Entropy is lurking
Yes, I am an engineer by training, and sometimes look to principles of engineering systems for lessons in organizational improvement. One of my favorite classes, believe it or not, was thermodynamics. I found to be an innate beauty and how thermodynamic systems worked.
The second law of thermodynamics states that the entropy of a closed system always increases. Another way to state this, is that the disorder or randomness of a system always increases. The same is true in our organizations and our processes. The sooner we accept this, the sooner we can build our processes and work habits to accommodate this fact.
When we fail to recognize this truth, we believe we are designing work for its final state of perfection. The mental model is that as long as everyone follows the process, then everything will be just fine. This is far from the truth!

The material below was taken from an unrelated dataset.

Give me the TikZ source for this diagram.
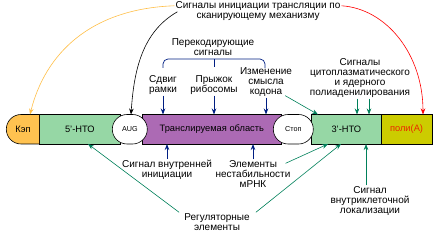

If our process is perfect today, and everyone continues their job, waste will still increase. Why? There are perhaps many reasons, but none more undeniable than the fact that conditions change. Data changes, regulation changes, customer expectations change, and of course even the people in the organization change. Every one of these changes affects the conditions under which our process was designed for perfection.
How do we combat this? Quite simply, we must never rest. We cannot design a process for perfection, and then leave it alone. We must constantly seek out problems, and search for a new waste. We must constantly experiment, and learn.
The simple reality is that our pace of improvement must move faster than the pace of entropy. You cannot escape the entropy. It might has well be the second wall of process improvement (not that there is a first).
Does your organization recognizes the waste that creeps back into its systems?